Notes: Luke Weaver almost got my Hero tag just by being the stabilizing force in this rotation.  Seriously, since Weaver slid into Adam Wainwright‘s spot and Mike Leake got traded, do you worry about who is starting that night?  I mean, you probably know the bullpen is going to be used a bit more with Flaherty going, but you don’t look at a starter and say, “Man, it’s going to be a real tough one tonight.”  Which, in my opinion, is what is really fueling this run.  Stabilizing the starters stabilized the bullpen and let folks realize that the 4-5 runs this offense has been putting up since the All-Star Break actually can win games.

All Weaver did here was go six innings, allow two hits and an unearned run, and struck out six.  That’ll do, I think.  What about you?

Jose Martinez also had two hits in this game.  Because of course he did.

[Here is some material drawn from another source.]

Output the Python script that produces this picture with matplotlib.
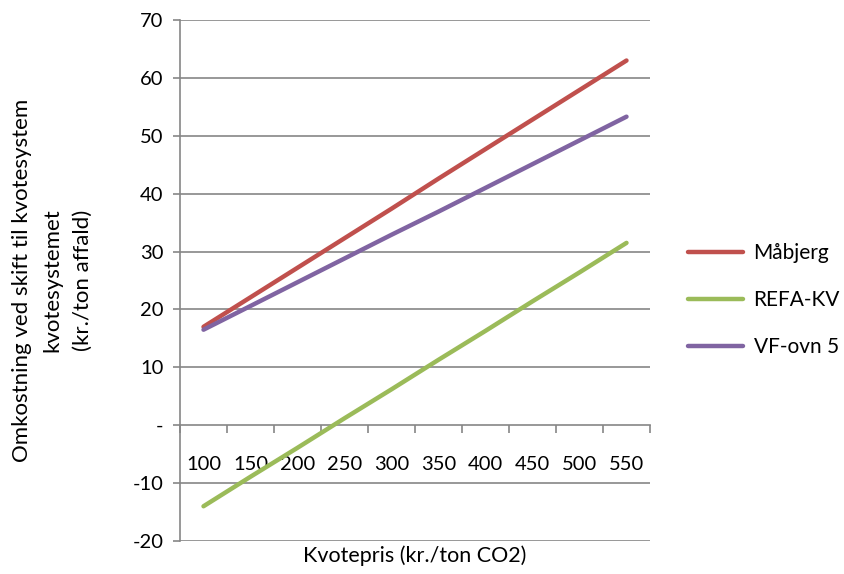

Let’s talk a little about Matt Carpenter.  I plan to get into this tonight with Allen on Meet Me at Musial and we’ve discussed it a bit here as well, but since he returned from the cortisone shot, Carpenter has had 25 plate appearances.  In 12 of them he’s walked (which his why his OBP over this stretch is .600) and seven of them he’s struck out.  That means only six times in the past six games has Carpenter had a PA that ended with the ball in play.  He has three hits in those six tries, including a double and a home run.

All that is good and I don’t mean to complain about it.  Obviously OBP is huge in the game and you don’t want Carpenter up there swinging away all willy-nilly.  We’ve seen the complaints that Reds fans have about Joey Votto walking too much and felt they were pretty silly.  (Which they are, because Votto hits over .300 with about 30 homers with those walks.)  So again, I don’t want it to sound like I’m griping that all Carpenter does is walk.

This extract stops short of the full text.